It's been quite a while since I posted and I am sorry. I really haven't done much cooking during this horrible heat we've been having. The desire to work in the kitchen just hasn't been there. But, I threw this together last night and am so happy with the results after a few tweaks that I had to tell you about it.
That's how Steph's blog begins for this wonderfully easy mac n cheese recipe. Now, I don't know that it's the best I've ever had, but it's sure up there with the best!
I already blogged about this before, but now that I made it again with some adjustments, I can safely say it will be my primary mac n cheese recipe from now on!

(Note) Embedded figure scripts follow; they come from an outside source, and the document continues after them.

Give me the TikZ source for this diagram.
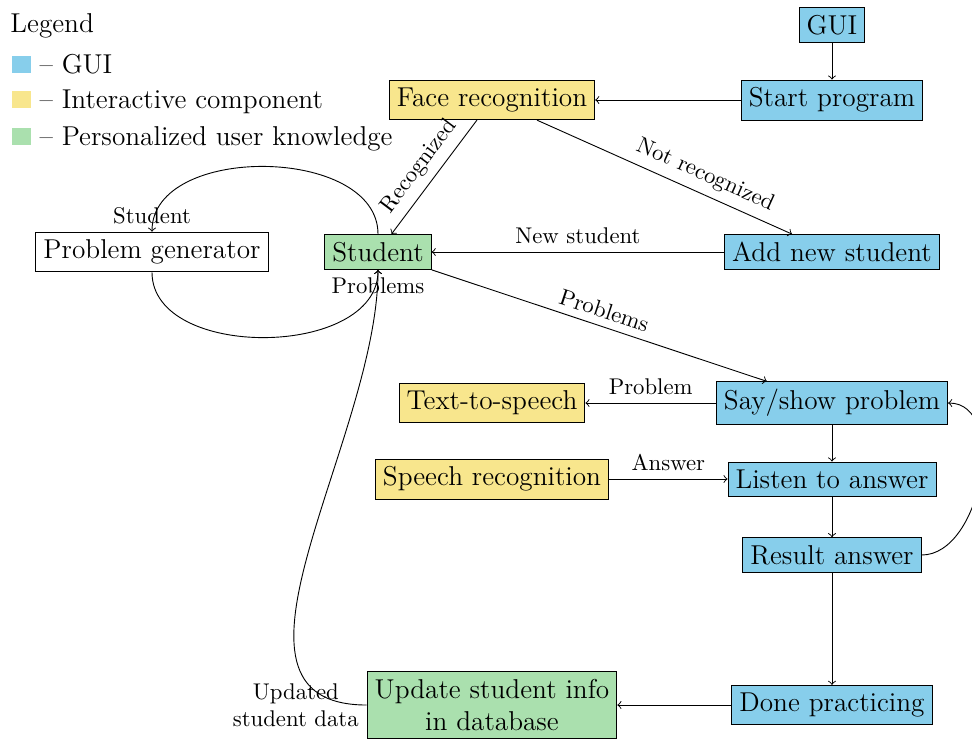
\documentclass[tikz,border=0pt]{standalone}
\definecolor{guiblue}{RGB}{135,206,235}
\definecolor{interyellow}{RGB}{248,230,141}
\definecolor{usergreen}{RGB}{170,224,174}
\begin{document}
\begin{tikzpicture}[x=0.44pt,y=0.44pt,
  box/.style={draw, font=\large},
  gui/.style={box, fill=guiblue},
  inter/.style={box, fill=interyellow},
  know/.style={box, fill=usergreen},
  lbl/.style={font=\normalsize},
  legtext/.style={anchor=base west, inner sep=0pt, font=\large},
  conn/.style={draw, ->}]
\useasboundingbox (0,0) rectangle (972,-740);
% legend
\node[legtext] (leg) at (10,-32) {Legend};
\node[legtext] (l1) at (12,-73) {\textcolor{guiblue}{\rule{8pt}{7.5pt}} -- GUI};
\node[legtext] (l2) at (12,-108) {\textcolor{interyellow}{\rule{8pt}{7.5pt}} -- Interactive component};
\node[legtext] (l3) at (12,-145) {\textcolor{usergreen}{\rule{8pt}{7.5pt}} -- Personalized user knowledge};
% nodes
\node[gui] (gui) at (832,-25) {GUI};
\node[gui] (start) at (832,-100) {Start program};
\node[inter] (face) at (492,-100) {Face recognition};
\node[know] (stud) at (378,-252) {Student};
\node[box] (pgen) at (152,-252) {Problem generator};
\node[gui] (addnew) at (832,-252) {Add new student};
\node[gui] (say) at (832,-403) {Say/show problem};
\node[inter] (tts) at (492,-403) {Text-to-speech};
\node[inter] (speech) at (492,-479) {Speech recognition};
\node[gui] (listen) at (832,-479) {Listen to answer};
\node[gui] (result) at (832,-555) {Result answer};
\node[gui] (done) at (832,-705) {Done practicing};
\node[know, align=center] (update) at (492,-705) {Update student info\\in database};
% connectors
\draw[conn] (gui) -- (start);
\draw[conn] (start) -- (face);
\draw[conn] (face) -- node[lbl, sloped, above] {Recognized} (stud);
\draw[conn] (face) -- node[lbl, sloped, above, pos=0.63] {Not recognized} (addnew);
\draw[conn] (addnew) -- node[lbl, above] {New student} (stud);
\draw[conn] (stud) -- node[lbl, sloped, above] {Problems} (say);
\draw[conn] (say) -- node[lbl, above] {Problem} (tts);
\draw[conn] (speech) -- node[lbl, above] {Answer} (listen);
\draw[conn] (say) -- (listen);
\draw[conn] (listen) -- (result);
\draw[conn] (result) -- (done);
\draw[conn] (done) -- (update);
\draw[conn] (result.east) to[out=0,in=0] (say.east);
\draw[conn] (stud.north) to[out=90,in=90] node[lbl, pos=1, above] {Student} (pgen.north);
\draw[conn] (pgen.south) to[out=-90,in=-90] node[lbl, pos=1, below] {Problems} (stud.south);
\draw[conn] (update.west) to[out=180,in=-90] node[lbl, pos=0, left, align=center] {Updated\\student data} (stud.south);
\end{tikzpicture}
\end{document}
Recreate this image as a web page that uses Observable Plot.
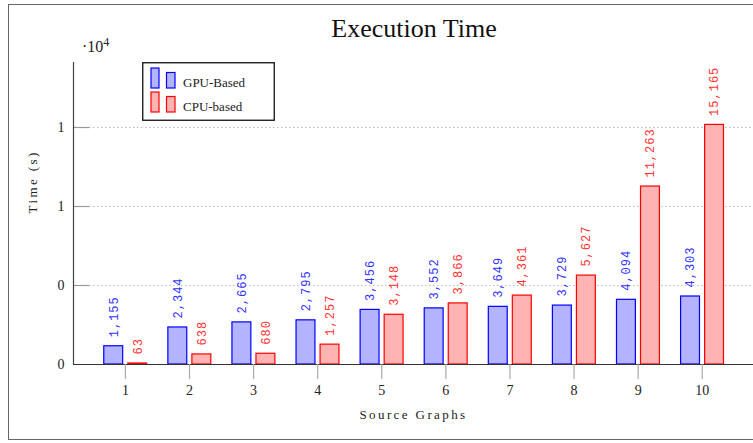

The first time I made it, I used her directions other than the cream cheese - I didn't have any, so I used sour cream instead. Although it tasted wonderful, the macaronis just weren't fully cooked and it was a bit on the hard side. I attributed that in part to the fact that I had used two casserole dishes to make it. But this time, I used slightly more than 2 cups of chicken stock and more than a cup of milk as well as the sour cream instead of the cream cheese. Plus, I baked it in one of my dutch ovens instead of splitting it between two casserole dishes. I also downgraded the oven temp to 350 from 375 and cooked it for 40 minutes. It turned out fantastic.
Now, this comes out pretty solid, so if you want yours a bit looser, you might add even more liquid. I haven't tried that yet to guarantee it, but this recipe is good enough that it deserves several efforts to see how it turns out.
The other thing that's different about what I did than the recipe is that the chicken stock I used is simply salted water that chicken was poached in. I didn't want to see all that flavor tossed down the drain, so I packed it in containers and froze it. I am sure glad I did!!